Lily James and Armie Hammer in ‘Rebecca’
The trailer shows Maxim de Winter (Hammer) sweeping a young woman (James) off her feet on vacation in Monte Carlo. He proposes to her and she moves into his mansion at Manderley. Then all the new Mrs. de Winter seems to hear about is Maxim’s ex-wife, Rebecca. Here’s how Netflix describes the film.
After a whirlwind romance in Monte Carlo with handsome widower Maxim de Winter (Armie Hammer), a newly married young woman (Lily James) arrives at Manderley, her new husband’s imposing family estate on a windswept English coast. Naive and inexperienced, she begins to settle into the trappings of her new life, but finds herself battling the shadow of Maxim’s first wife, the elegant and urbane Rebecca, whose haunting legacy is kept alive by Manderley’s sinister housekeeper Mrs. Danvers (Kristin Scott Thomas).Rebecca synopsis by Netflix
The original de Winters before Armie Hammer and Lily James
Laurence Olivier played Maxim in Hitchcock’s film, with Joan Fontaine as his new bride. Hammer seems to be capturing Maxim’s distance and silence, particularly when it comes to talking about Rebecca. James seems to capture her character’s desire to live up to his expectations. Judith Anderson played Mrs. Danvers in the 1940 film, and Thomas seems to capture her passive-aggressive jabs at Rebecca’s replacement.

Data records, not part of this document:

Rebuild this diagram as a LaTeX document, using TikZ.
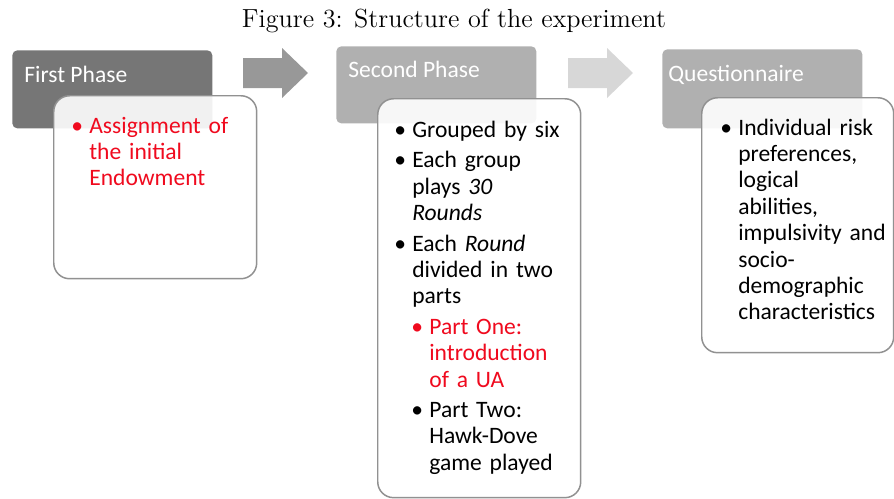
\documentclass[tikz,border=0pt]{standalone}
\usepackage{fontspec}
\newfontfamily\slidefont{Carlito}
\usetikzlibrary{positioning}
\setlength{\parindent}{0pt}

\definecolor{phasedark}{RGB}{118,118,118}
\definecolor{phasegray}{RGB}{176,176,176}
\definecolor{arrowgray}{RGB}{152,152,152}
\definecolor{arrowpale}{RGB}{215,215,215}
\definecolor{cardline}{RGB}{145,145,145}
\definecolor{itemred}{RGB}{240,10,30}

\newcommand{\topstrut}{\rule{0pt}{11pt}}
\newcommand{\botstrut}{\rule[-4pt]{0pt}{4pt}}
\newcommand{\itembullet}{\topstrut\llap{\textbullet\hspace{3.6pt}}}

\tikzset{
  phasebox/.style={anchor=north west, minimum width=4cm, inner sep=0pt, rounded corners=2.8pt},
  card/.style={anchor=north west, minimum width=4.06cm, inner sep=0pt, draw=cardline,
    line width=0.85pt, fill=white, fill opacity=0.9, rounded corners=9pt},
  phasetitle/.style={anchor=base west, inner sep=0pt, text=white,
    font=\slidefont\fontsize{13.4}{15}\selectfont},
  itemtext/.style={anchor=north west, inner sep=0pt, text width=3.6cm, align=left,
    font=\slidefont\fontsize{13.4}{15}\selectfont},
  phasearrow/.pic={\fill (0,-15) -- (39,-15) -- (39,-25) -- (65,0) -- (39,25) -- (39,15) -- (0,15) -- cycle;}
}

\begin{document}
\begin{tikzpicture}[x=0.02cm, y=-0.02cm]
\useasboundingbox (0,0) rectangle (894,498);
\clip (0,0) rectangle (894,498);
\node[anchor=base, inner sep=0pt, font=\fontsize{14.9}{17}\selectfont] (caption) at (454,27) {Figure 3: Structure of the experiment};

% first phase
\node[phasebox, fill=phasedark, minimum height=1.56cm] (hdrfirst) at (12,50) {};
\node[card, minimum height=3.66cm] (cardfirst) at (53,95) {};
\node[phasetitle] (ttlfirst) at (24,82) {First Phase};
\node[itemtext, text=itemred] (endow) at (89,113.6) {\itembullet Assignment of\\the initial\\Endowment\botstrut};

\pic[fill=arrowgray] at (243,73) {phasearrow};

% second phase
\node[phasebox, fill=phasegray, minimum height=1.54cm] (hdrsecond) at (336,46) {};
\node[card, minimum height=7.98cm] (cardsecond) at (377,98) {};
\node[phasetitle] (ttlsecond) at (348,77) {Second Phase};
\node[itemtext] (grouped) at (412,117.6) {\itembullet Grouped by six\botstrut};
\node[itemtext, below=0.07cm of grouped.south west, anchor=north west] (plays) {\itembullet Each group\\plays \textit{30}\\\textit{Rounds}\botstrut};
\node[itemtext, below=0.07cm of plays.south west, anchor=north west] (parts) {\itembullet Each \textit{Round}\\divided in two\\parts\botstrut};
\node[itemtext, text=itemred, below=0.07cm of parts.south west, anchor=north west, xshift=0.34cm] (partone) {\itembullet Part One:\\introduction\\of a UA\botstrut};
\node[itemtext, below=0.07cm of partone.south west, anchor=north west] (parttwo) {\itembullet Part Two:\\Hawk-Dove\\game played\botstrut};

\pic[fill=arrowpale] at (568,73) {phasearrow};

% questionnaire
\node[phasebox, fill=phasegray, minimum height=1.58cm] (hdrthird) at (662,49) {};
\node[card, minimum width=3.84cm, minimum height=5.1cm] (cardthird) at (701,97) {};
\node[phasetitle] (ttlthird) at (668,81) {Questionnaire};
\node[itemtext] (traits) at (738,115.6) {\itembullet Individual risk\\preferences,\\logical\\abilities,\\impulsivity and\\socio-\\demographic\\characteristics\botstrut};
\end{tikzpicture}
\end{document}
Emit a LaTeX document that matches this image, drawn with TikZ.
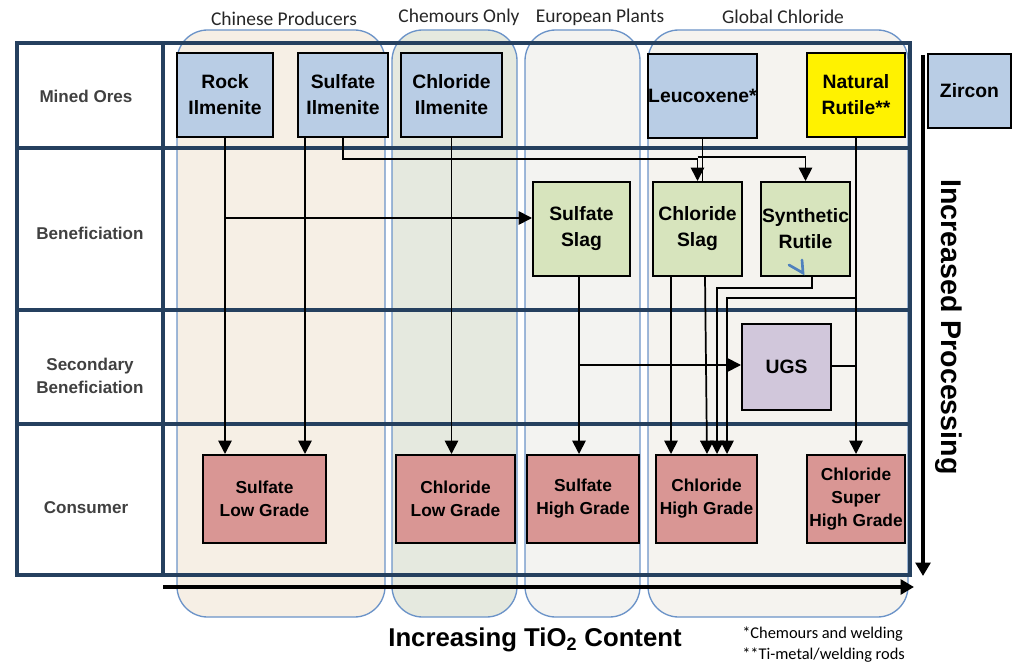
\documentclass[tikz,border=0pt]{standalone}
\usepackage{fontspec}
\setmainfont{Liberation Sans}
\newfontfamily\calibri{Carlito}
\usetikzlibrary{arrows.meta}
\definecolor{frameblue}{HTML}{25405F}
\definecolor{colblue}{HTML}{6B93C8}
\definecolor{chinc}{HTML}{F6EFE5}
\definecolor{chemc}{HTML}{E5E9DF}
\definecolor{euroc}{HTML}{F3F3F1}
\definecolor{globc}{HTML}{F5F3EF}
\definecolor{orebox}{HTML}{B9CDE5}
\definecolor{benbox}{HTML}{D7E4BD}
\definecolor{ugsbox}{HTML}{D1C7DB}
\definecolor{conbox}{HTML}{D99694}
\definecolor{labgrey}{HTML}{404040}
\definecolor{tickblue}{HTML}{4F81BD}
\tikzset{
  gridline/.style={draw=frameblue, line width=3pt},
  colbg/.style={draw=colblue, line width=1pt, rounded corners=23pt},
  sz/.style 2 args={minimum width=#1*0.75pt, minimum height=#2*0.75pt},
  box/.style={draw=black, line width=1.5pt, inner sep=0pt, align=center,
    font=\bfseries\fontsize{14.5}{19.5}\selectfont},
  ore/.style={box, fill=orebox},
  ben/.style={box, fill=benbox},
  con/.style={box, fill=conbox, font=\bfseries\fontsize{13}{17.3}\selectfont},
  rowlab/.style={align=center, text=labgrey, font=\bfseries\fontsize{12.8}{17}\selectfont},
  collab/.style={font=\calibri\fontsize{14.6}{16}\selectfont, text=black!85},
  conn/.style={draw=black, line width=1.3pt},
  arr/.style={conn, -{Triangle[length=10pt,width=10pt]}},
  axisarrow/.style={draw=black, line width=3pt, -{Triangle[length=10pt,width=11pt]}}
}
\begin{document}
\begin{tikzpicture}[x=0.75pt,y=-0.75pt]
\useasboundingbox (0,0) rectangle (1016,663);
% column backgrounds
\path[colbg, fill=chinc] (177,30) rectangle (385,617);
\path[colbg, fill=chemc] (392,30) rectangle (517,617);
\path[colbg, fill=euroc] (525,30) rectangle (640,617);
\path[colbg, fill=globc] (648,30) rectangle (908,617);
% column labels
\node[collab] (tchin) at (284,19) {Chinese Producers};
\node[collab] (tchem) at (459,17) {Chemours Only};
\node[collab] (teuro) at (600,17) {European Plants};
\node[collab] (tglob) at (783,17) {Global Chloride};
% grid
\draw[gridline] (17,43) rectangle (910,575);
\draw[gridline] (163,43) -- (163,575);
\draw[gridline] (17,148) -- (910,148);
\draw[gridline] (17,310) -- (910,310);
\draw[gridline] (17,424) -- (910,424);
% row labels
\node[rowlab] (lmined) at (86,96) {Mined Ores};
\node[rowlab] (lben) at (90,233) {Beneficiation};
\node[rowlab] (lsec) at (90,376) {Secondary\\Beneficiation};
\node[rowlab] (lcons) at (86,508) {Consumer};
% nodes
\node[ore, sz={96}{84}] (rock) at (225,95) {Rock\\Ilmenite};
\node[ore, sz={90}{84}] (sulil) at (343,95) {Sulfate\\Ilmenite};
\node[ore, sz={101}{84}] (chlil) at (451.5,95) {Chloride\\Ilmenite};
\node[ore, sz={109}{84}] (leuc) at (702.5,96) {Leucoxene*};
\node[box, fill=yellow, sz={98}{84}] (natr) at (856,95) {Natural\\Rutile**};
\node[ore, sz={83}{74}] (zirc) at (969.5,91) {Zircon};
\node[ben, sz={97}{94}] (sslag) at (581.5,229) {Sulfate\\Slag};
\node[ben, sz={89}{94}] (cslag) at (697.5,229) {Chloride\\Slag};
\node[ben, sz={89}{94}] (synr) at (805.5,229) {Synthetic\\Rutile};
\node[box, fill=ugsbox, sz={89}{86}] (ugs) at (786.5,367) {UGS};
\node[con, sz={123}{88}] (slow) at (264.5,499) {Sulfate\\Low Grade};
\node[con, sz={119}{88}] (clow) at (455.5,499) {Chloride\\Low Grade};
\node[con, sz={112}{88}] (shigh) at (583,499) {Sulfate\\High Grade};
\node[con, sz={101}{88}] (chigh) at (706.5,499) {Chloride\\High Grade};
\node[con, sz={98}{88}] (csup) at (856,499) {Chloride\\Super\\High Grade};
% blue tick mark
\draw[tickblue, line width=2pt, line cap=round] (789,265) -- (803,273) -- (802,260);
% connectors
\draw[arr] (rock.south) -- (rock.south |- slow.north);
\draw[arr] (rock.south |- 0,218) -- (sslag.west |- 0,218);
\draw[arr] (sulil.south -| 305,0) -- (slow.north -| 305,0);
\draw[arr] (sulil.south) |- (cslag.north |- 0,159) -- (cslag.north);
\draw[arr] (cslag.north |- 0,157) -| (synr.north);
\draw[arr] (chlil.south) -- (chlil.south |- clow.north);
\draw[conn] (leuc.south) -- (leuc.south |- cslag.north);
\draw[arr] (natr.south) -- (natr.south |- csup.north);
\draw[arr] (natr.south |- 0,298) -| (chigh.north -| 727,0);
\draw[arr] (synr.south -| 812,0) |- (717,288) -- (chigh.north -| 717,0);
\draw[arr] (cslag.south -| 671,0) -- (chigh.north -| 671,0);
\draw[arr] (cslag.south -| 705,0) -- (chigh.north -| 707,0);
\draw[arr] (sslag.south -| 579,0) -- (shigh.north -| 579,0);
\draw[arr] (579,365) -- (ugs.west |- 0,365);
\draw[conn] (ugs.east |- 0,366) -- (natr.south |- 0,366);
% axes
\coordinate (hstart) at (163,587);
\coordinate (hend) at (914,587);
\coordinate (vstart) at (923,55);
\coordinate (vend) at (923,576);
\draw[axisarrow] (hstart) -- (hend);
\draw[axisarrow] (vstart) -- (vend);
\node[rotate=-90, font=\bfseries\fontsize{21.4}{24}\selectfont] (proc) at (949,327) {Increased Processing};
\node[font=\bfseries\fontsize{19.3}{22}\selectfont] (tio) at (535,640) {Increasing TiO\textsubscript{2} Content};
\node[anchor=west, font=\calibri\fontsize{12.3}{14}\selectfont, inner sep=0pt] (fn1) at (742,634) {*Chemours and welding};
\node[anchor=west, font=\calibri\fontsize{12.3}{14}\selectfont, inner sep=0pt] (fn2) at (742,655) {**Ti-metal/welding rods};
\end{tikzpicture}
\end{document}
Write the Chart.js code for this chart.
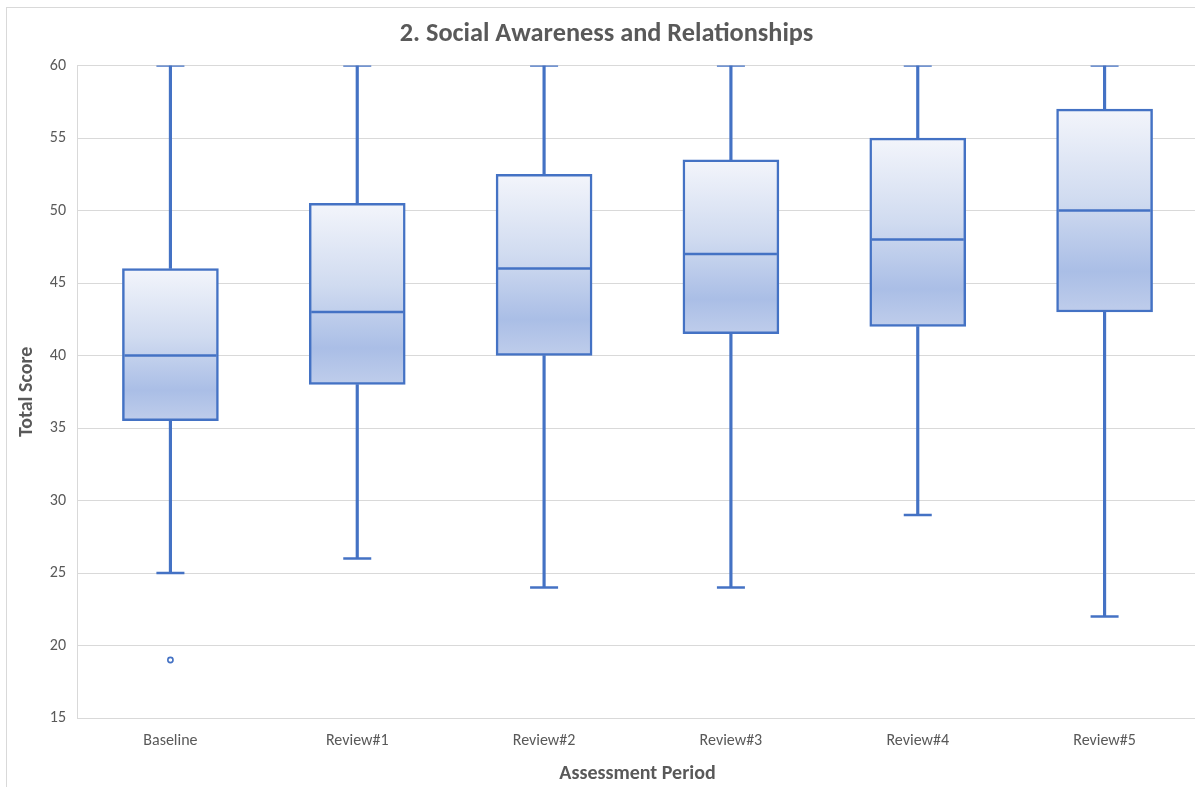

Rebecca won Oscars for Best Picture and Best Cinematography. Hitchcock, Fontaine, Olivier, Anderson, screenwriters Robert E. Sherwood and Joan Harrison, composer Franz Waxman, art director Lyle R. Wheeler, editor Hal C. Kern, and special effects team Jack Cosgrove and Arthur Johns also received nominations. Could nominations be in store for Hammer and James?
The new ‘Rebecca’
Hitchcock has big shoes to fill and director Ben Wheatley seems to have stepped into them confidently. When Hitchcock adapted Rebecca, it was contemporary. The black and white film came out two years after du Maurier’s 1938 novel. Wheatley is now making a period piece in full color with all the historical details of the cars, costumes and locations.
Rebecca was a different sort of thriller than the ones for which Hitchcock would later become famous. There were no killers, birds or mistaken identities. It was just the specter of Rebecca that made life hell for Mrs. de Winter in a way that many new spouses could probably relate to. Rebecca’s ghost is mentioned, but unless Wheatley and screenwriters Jane Goldman, Joe Shrapnel and Anna Waterhouse changed a lot of the original story, that’s a metaphorical ghost.
There was a twist, as twists would become Hitchcock’s trademark as well. It was more of an emotional twist though. We can compare the films when Rebecca premieres in theaters and on Netflix Oct. 21.